In areas with adequate soil volume, or where pockets of soil could be made within the rocky formations, new trees were planted as part of a woodland restoration. For each of the trees removed — mostly Norway Maples — a new diverse crop of trees well-adapted to this environment have been planted. On the groundplane, years of hand weeding and organic maintenance practices have conquered invasive exotics, allowing a vestigal seedbed of scrappy natives to take hold. In areas disturbed by construction, herbaceous and woody plants that remain low to the ground — ferns, bearberry, lowbush blueberry — were selected to emphasize the shape of the ground itself and to preserve an open view corridor through the site. Domesticated loamy soils imported by the previous owner for garden beds were removed, and sandy soils better suited to periodic inundation by tidal flux were substituted. A rainwater harvesting and reverse osmosis system provide controlled irrigation to manage the intense swings in soil moisture endemic to this condition.
Editing = Making
This landscape is the result of editing as much as making. A careful process of removals, especially of invasive exotics, shapes a fluid and continuous space of habitation below the canopy. In a site with little grade change, the simplification of the ground into a legible plane amplifies the drama and dynamism of the borrow pit and the tailings pile.

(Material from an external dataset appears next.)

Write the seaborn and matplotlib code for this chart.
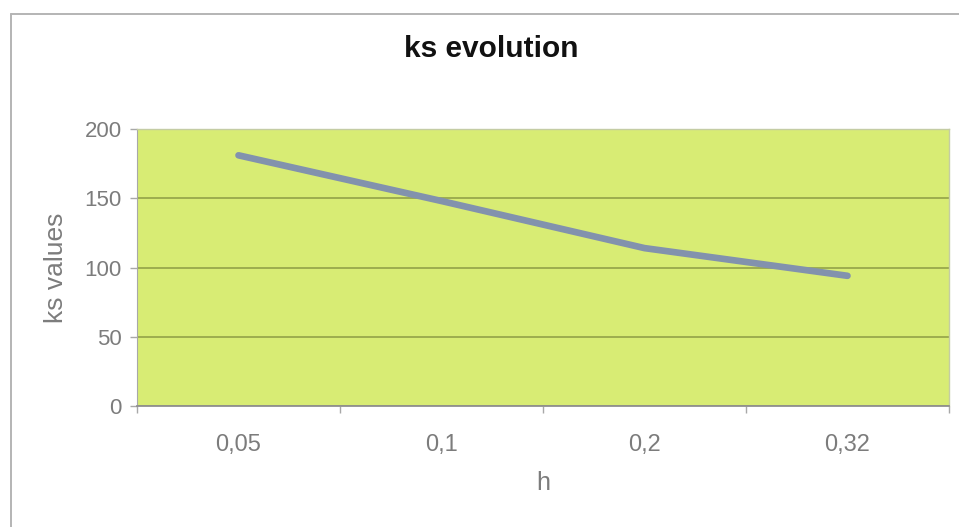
import matplotlib
matplotlib.use("Agg")
import matplotlib.pyplot as plt
import seaborn as sns
import pandas as pd
from matplotlib.lines import Line2D

categories = ["0,05", "0,1", "0,2", "0,32"]
ks_values = [181, 148, 114, 94]
y_ticks = [0, 50, 100, 150, 200]

sns.set_style("white")
plt.rcParams['font.family'] = ['Liberation Sans', 'DejaVu Sans']

df = pd.DataFrame({"h": categories, "ks": ks_values})

fig = plt.figure(figsize=(9.59, 5.27), dpi=100)
ax = fig.add_axes([137/959, 1-406/527, (949-137)/959, (406-129)/527])
ax.set_facecolor("#d8ec74")

sns.lineplot(data=df, x="h", y="ks", ax=ax, color="#8292ad", linewidth=4.8,
             sort=False, solid_capstyle="round")

ax.set_xlim(-0.5, 3.5)
ax.set_ylim(0, 200)
ax.set_yticks(y_ticks)
ax.set_yticklabels([str(v) for v in y_ticks])
ax.yaxis.grid(True, color="#98a84c", linewidth=1.3)
ax.set_axisbelow(True)

# category labels at centres, tick marks at boundaries
ax.set_xticks([0, 1, 2, 3])
ax.set_xticklabels(categories)
ax.tick_params(axis="x", length=0, pad=20, labelsize=17, labelcolor="#7c7c7c")
ax.set_xticks([-0.5, 0.5, 1.5, 2.5, 3.5], minor=True)
ax.tick_params(axis="x", which="minor", length=5, color="#a8a8a8", width=1, bottom=True)
ax.tick_params(axis="y", length=5, color="#a8a8a8", width=1, left=True,
               labelsize=16, labelcolor="#7c7c7c", pad=6)

for side in ["top", "right"]:
    ax.spines[side].set_color("#c4cca4")
    ax.spines[side].set_linewidth(1)
ax.spines["left"].set_color("#a8a8a8")
ax.spines["bottom"].set_color("#909090")
ax.spines["bottom"].set_linewidth(1.3)

ax.set_xlabel("h", fontsize=18, color="#7c7c7c", labelpad=11)
ax.set_ylabel("ks values", fontsize=19, color="#7c7c7c", labelpad=12)

fig.text(491/959, 1-49/527, "ks evolution", ha="center", va="center",
         fontsize=21.5, fontweight="bold", color="#111111")

# outer chart border (left and top edges; the rest is cropped)
fig.lines.append(Line2D([11/959, 11/959], [0, 1-14/527], transform=fig.transFigure,
                        color="#b4b4b4", linewidth=1.4))
fig.lines.append(Line2D([11/959, 1], [1-14/527, 1-14/527], transform=fig.transFigure,
                        color="#b4b4b4", linewidth=1.4))

fig.savefig("out.png", dpi=100)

Over six years of iterative and targeted interventions, the landscape architect, contractor, and owner have collectively come to know the character and capabilities of the site and its materials. Much of the masonry detailing was developed on site with mason and landscape architect working together to find the right balance between roughness and refinement. The judicious reordering of the quarry tailings into a few legible pathways and places gives access to and heightens the experience of the rough remains. As a result, the homeowners have found a domestic retreat where the essential character of Old Quarry has been unearthed, not carpeted over.